PROBLEM TO WORK ON →
Gather each line in the entries that includes the string "this".

DATASET ROWS →
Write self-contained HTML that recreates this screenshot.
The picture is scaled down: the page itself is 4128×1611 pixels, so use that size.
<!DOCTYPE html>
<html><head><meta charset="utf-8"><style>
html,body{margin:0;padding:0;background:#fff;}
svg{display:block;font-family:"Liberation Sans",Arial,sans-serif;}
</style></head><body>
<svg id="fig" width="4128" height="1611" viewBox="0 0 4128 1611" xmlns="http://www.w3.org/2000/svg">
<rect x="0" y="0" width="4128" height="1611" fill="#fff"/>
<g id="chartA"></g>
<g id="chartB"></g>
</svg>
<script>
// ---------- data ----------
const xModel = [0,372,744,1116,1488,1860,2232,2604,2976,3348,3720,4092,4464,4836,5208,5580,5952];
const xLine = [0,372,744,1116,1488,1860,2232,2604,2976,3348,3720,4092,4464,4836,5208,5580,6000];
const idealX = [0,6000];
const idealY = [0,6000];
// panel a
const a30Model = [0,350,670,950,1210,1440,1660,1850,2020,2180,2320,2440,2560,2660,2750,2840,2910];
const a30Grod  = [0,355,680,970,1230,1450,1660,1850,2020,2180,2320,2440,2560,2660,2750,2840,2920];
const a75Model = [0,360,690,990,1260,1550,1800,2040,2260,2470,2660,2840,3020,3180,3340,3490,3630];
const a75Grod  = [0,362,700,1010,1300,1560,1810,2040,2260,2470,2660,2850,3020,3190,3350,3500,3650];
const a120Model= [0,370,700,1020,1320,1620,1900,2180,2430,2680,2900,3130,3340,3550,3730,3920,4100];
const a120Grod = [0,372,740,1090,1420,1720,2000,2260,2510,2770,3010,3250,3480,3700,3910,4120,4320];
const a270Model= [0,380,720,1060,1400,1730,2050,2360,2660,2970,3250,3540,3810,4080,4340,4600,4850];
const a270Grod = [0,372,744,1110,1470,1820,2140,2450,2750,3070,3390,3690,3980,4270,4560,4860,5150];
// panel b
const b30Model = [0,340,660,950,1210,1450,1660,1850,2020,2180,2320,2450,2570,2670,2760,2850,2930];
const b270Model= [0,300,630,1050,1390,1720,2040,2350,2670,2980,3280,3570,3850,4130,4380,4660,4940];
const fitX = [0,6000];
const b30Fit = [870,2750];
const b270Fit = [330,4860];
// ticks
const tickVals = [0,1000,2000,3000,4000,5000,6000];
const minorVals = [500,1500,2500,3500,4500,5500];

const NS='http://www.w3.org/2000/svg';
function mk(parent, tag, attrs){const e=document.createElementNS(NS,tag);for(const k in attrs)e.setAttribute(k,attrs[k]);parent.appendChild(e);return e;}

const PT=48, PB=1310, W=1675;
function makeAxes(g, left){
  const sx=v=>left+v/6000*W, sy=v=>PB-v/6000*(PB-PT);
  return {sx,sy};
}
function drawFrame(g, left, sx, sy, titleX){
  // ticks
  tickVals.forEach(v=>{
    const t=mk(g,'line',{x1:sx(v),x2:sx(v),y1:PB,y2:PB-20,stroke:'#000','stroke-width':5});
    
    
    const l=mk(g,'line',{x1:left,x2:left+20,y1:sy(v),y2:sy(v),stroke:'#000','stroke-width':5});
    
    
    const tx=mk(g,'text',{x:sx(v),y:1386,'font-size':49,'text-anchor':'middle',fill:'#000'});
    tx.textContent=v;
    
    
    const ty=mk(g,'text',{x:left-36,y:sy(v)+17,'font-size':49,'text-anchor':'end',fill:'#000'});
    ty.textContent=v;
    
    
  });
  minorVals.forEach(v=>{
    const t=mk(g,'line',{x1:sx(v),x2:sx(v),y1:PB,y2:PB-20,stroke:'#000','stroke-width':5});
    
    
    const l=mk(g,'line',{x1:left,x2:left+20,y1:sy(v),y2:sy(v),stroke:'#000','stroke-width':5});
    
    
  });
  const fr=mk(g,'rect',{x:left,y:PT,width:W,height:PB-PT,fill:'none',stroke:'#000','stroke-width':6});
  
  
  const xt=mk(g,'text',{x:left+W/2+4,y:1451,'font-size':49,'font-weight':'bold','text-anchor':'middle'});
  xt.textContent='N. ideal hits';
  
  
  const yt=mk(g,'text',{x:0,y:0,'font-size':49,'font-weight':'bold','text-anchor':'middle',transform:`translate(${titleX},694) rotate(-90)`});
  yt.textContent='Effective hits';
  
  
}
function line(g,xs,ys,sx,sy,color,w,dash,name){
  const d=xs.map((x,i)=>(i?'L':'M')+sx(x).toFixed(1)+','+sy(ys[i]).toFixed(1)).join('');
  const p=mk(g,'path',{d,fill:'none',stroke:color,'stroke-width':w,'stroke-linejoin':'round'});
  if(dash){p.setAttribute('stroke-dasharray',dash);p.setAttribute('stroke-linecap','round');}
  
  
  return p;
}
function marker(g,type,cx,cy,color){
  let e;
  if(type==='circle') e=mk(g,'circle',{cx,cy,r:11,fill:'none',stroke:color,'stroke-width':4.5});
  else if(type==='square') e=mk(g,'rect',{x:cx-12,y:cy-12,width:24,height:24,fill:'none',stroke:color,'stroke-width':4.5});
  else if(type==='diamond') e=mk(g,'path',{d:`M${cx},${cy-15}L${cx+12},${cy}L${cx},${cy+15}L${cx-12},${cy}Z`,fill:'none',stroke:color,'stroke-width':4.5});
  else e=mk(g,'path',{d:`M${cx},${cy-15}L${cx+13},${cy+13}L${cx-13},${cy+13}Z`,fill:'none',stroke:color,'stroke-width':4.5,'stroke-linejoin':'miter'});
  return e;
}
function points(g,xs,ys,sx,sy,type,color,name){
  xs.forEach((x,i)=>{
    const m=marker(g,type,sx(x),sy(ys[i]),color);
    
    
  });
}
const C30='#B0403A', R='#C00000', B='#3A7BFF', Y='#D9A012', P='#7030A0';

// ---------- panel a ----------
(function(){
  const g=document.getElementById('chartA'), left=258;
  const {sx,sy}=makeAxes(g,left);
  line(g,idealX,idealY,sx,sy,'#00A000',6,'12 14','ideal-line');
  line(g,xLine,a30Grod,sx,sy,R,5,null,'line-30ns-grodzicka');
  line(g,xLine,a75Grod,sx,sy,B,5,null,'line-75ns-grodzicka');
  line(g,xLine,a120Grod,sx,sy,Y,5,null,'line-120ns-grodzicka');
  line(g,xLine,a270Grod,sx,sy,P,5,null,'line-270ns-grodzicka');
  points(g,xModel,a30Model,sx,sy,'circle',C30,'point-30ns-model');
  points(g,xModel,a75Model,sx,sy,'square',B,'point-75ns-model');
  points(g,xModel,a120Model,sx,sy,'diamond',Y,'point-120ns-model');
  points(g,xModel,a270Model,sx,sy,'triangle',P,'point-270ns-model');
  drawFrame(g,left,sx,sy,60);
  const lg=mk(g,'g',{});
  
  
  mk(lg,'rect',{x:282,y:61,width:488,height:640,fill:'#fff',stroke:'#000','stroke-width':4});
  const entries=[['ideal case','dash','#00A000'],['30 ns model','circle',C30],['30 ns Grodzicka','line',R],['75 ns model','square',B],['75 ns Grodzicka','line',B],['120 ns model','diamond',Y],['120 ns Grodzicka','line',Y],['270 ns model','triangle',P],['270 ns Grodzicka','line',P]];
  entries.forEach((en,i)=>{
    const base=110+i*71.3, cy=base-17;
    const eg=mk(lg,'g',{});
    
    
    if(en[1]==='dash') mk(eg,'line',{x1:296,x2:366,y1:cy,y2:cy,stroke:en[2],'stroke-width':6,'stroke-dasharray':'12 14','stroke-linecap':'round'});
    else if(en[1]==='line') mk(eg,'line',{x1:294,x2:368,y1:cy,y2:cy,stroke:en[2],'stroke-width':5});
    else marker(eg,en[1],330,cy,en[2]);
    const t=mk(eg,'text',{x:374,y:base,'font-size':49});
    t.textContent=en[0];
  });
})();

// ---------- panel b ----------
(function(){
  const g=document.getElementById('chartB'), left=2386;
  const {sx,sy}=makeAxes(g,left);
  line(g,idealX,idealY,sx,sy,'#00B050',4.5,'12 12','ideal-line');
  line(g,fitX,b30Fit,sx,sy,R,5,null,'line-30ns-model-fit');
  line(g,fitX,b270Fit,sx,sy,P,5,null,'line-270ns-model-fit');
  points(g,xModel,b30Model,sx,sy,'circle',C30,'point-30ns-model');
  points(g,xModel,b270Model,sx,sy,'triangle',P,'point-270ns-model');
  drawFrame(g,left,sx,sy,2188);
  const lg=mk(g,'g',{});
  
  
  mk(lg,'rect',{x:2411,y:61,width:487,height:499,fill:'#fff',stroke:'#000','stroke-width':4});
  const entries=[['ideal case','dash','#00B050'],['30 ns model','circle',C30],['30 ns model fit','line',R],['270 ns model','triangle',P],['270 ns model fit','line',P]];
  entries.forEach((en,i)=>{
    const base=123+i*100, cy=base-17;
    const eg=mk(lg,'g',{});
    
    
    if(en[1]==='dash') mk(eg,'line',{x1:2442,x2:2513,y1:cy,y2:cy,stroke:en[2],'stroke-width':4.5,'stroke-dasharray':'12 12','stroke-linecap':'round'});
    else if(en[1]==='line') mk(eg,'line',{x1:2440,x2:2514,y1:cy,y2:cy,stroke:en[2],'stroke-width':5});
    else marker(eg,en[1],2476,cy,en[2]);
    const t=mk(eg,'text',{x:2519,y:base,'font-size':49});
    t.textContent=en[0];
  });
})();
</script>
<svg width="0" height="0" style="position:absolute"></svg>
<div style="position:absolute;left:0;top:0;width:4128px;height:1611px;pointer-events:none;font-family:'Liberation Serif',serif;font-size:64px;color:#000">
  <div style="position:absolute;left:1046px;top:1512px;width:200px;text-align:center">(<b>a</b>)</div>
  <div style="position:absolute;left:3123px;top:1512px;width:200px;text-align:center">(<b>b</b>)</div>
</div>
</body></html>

--

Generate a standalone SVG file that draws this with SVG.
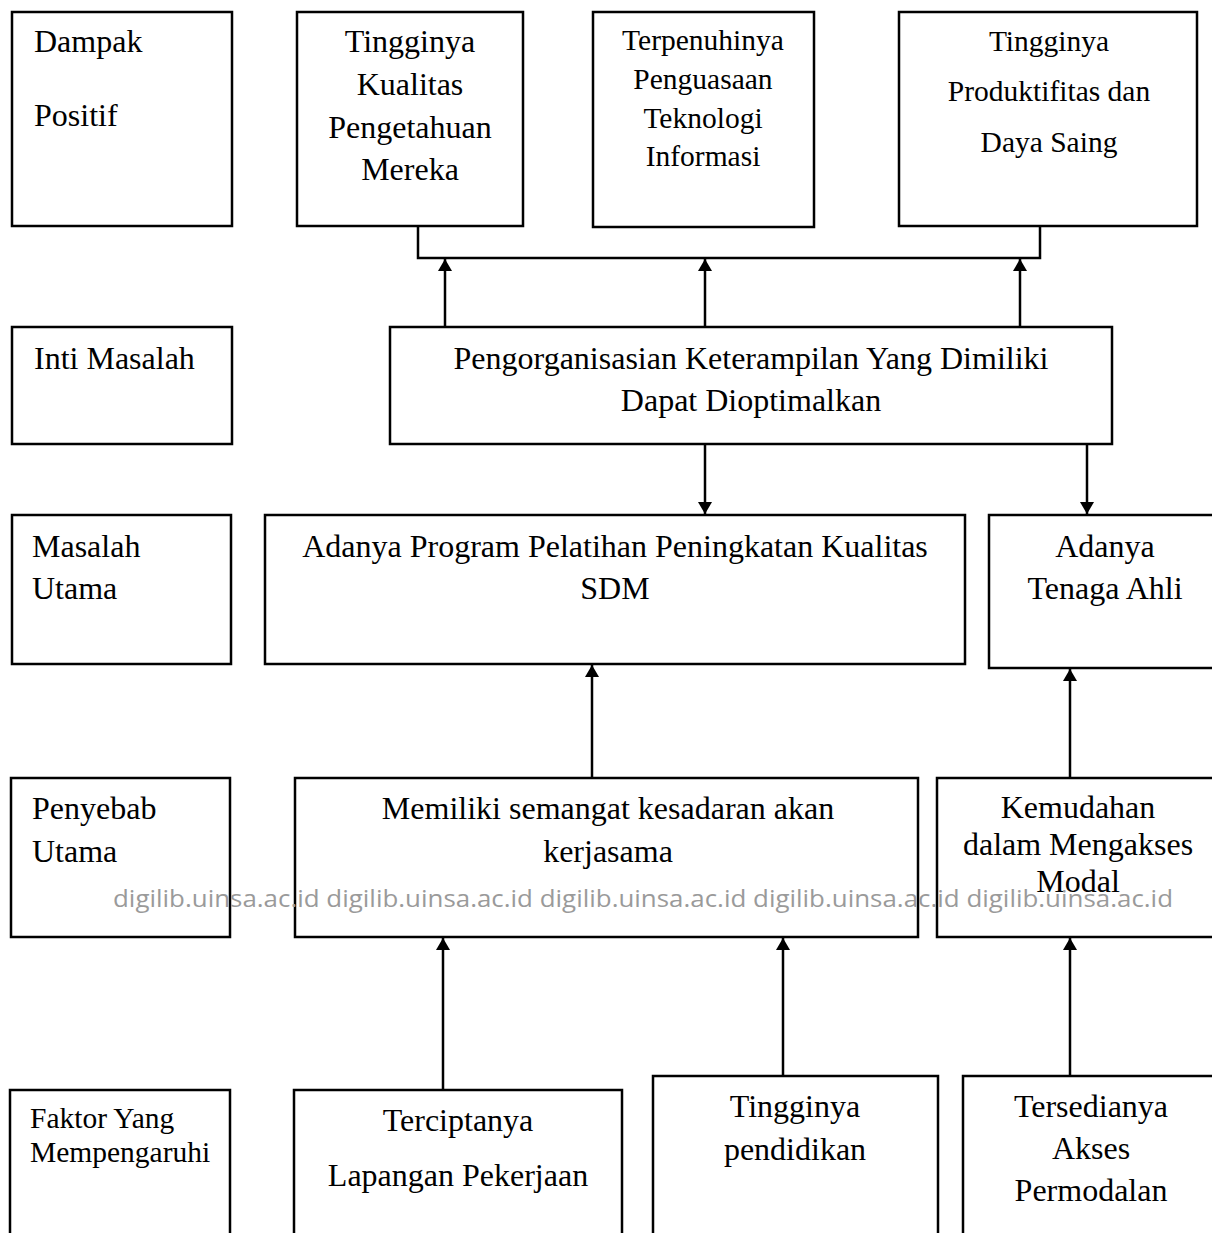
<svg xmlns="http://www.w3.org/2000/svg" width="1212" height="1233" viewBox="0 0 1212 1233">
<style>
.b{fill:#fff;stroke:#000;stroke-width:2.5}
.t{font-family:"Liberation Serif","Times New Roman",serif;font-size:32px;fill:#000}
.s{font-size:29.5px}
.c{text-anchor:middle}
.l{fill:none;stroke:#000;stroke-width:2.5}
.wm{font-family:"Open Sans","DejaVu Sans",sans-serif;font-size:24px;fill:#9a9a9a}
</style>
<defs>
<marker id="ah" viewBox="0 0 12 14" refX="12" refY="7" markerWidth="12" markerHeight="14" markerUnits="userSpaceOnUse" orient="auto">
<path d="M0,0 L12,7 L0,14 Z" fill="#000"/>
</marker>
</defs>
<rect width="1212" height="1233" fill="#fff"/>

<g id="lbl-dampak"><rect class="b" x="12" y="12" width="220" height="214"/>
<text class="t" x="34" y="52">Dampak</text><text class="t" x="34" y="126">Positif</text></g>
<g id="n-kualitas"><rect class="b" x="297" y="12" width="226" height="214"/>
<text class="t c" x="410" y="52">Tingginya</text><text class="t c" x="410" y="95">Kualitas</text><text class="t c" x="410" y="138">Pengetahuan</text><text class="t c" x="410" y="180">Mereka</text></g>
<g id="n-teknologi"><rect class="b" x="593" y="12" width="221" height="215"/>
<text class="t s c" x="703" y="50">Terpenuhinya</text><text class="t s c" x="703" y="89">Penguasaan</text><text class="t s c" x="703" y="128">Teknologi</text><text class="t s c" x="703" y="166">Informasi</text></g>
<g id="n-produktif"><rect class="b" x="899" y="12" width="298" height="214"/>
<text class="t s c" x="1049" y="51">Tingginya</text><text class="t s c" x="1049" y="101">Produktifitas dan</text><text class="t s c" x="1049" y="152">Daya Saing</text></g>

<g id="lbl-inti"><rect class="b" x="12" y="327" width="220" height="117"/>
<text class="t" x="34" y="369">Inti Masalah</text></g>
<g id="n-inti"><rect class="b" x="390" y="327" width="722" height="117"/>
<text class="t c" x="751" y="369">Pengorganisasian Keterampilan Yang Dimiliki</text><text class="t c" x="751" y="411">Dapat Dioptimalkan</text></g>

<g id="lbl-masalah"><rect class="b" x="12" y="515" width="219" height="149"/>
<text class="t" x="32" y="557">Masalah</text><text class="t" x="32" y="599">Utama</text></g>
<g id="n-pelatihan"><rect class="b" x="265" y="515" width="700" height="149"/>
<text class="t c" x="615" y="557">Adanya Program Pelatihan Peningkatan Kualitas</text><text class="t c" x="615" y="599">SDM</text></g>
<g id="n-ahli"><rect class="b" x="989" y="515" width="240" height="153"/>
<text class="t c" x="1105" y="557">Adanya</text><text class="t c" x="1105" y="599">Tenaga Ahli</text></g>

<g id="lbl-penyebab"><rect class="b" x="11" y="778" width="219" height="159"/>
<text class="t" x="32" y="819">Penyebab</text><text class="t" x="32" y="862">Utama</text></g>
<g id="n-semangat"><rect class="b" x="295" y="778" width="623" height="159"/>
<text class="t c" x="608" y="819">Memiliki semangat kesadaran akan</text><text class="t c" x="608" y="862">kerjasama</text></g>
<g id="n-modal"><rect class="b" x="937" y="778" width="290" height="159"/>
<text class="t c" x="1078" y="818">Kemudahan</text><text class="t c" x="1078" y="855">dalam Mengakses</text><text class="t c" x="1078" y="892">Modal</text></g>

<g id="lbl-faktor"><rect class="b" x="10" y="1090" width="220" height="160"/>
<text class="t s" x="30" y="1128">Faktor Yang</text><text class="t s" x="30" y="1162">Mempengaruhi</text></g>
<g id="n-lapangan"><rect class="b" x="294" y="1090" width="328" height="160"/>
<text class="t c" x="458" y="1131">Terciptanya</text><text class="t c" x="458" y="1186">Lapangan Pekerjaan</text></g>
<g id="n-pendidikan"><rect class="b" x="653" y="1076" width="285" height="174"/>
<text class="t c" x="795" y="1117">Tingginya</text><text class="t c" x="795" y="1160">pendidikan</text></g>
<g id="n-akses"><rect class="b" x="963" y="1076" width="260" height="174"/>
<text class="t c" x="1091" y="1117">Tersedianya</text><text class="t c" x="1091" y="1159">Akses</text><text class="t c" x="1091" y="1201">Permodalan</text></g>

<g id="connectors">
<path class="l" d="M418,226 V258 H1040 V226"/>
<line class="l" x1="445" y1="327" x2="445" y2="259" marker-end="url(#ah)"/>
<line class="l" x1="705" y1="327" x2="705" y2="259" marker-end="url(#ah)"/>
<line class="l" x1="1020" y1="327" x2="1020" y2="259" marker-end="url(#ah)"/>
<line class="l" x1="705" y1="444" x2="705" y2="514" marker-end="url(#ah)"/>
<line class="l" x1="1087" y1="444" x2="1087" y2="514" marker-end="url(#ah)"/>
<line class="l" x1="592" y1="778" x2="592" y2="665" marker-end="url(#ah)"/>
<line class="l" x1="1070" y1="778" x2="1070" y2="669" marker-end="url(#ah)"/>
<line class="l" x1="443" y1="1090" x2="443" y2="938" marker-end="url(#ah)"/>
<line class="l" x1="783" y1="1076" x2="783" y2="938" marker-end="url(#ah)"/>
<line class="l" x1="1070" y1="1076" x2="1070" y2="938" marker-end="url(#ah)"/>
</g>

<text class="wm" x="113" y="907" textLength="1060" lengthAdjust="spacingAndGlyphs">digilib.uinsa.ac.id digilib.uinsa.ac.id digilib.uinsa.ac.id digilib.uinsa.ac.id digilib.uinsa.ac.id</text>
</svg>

TASK RESPONSE →
Write self-contained HTML that recreates this screenshot.
Generate a standalone SVG file that draws this with SVG.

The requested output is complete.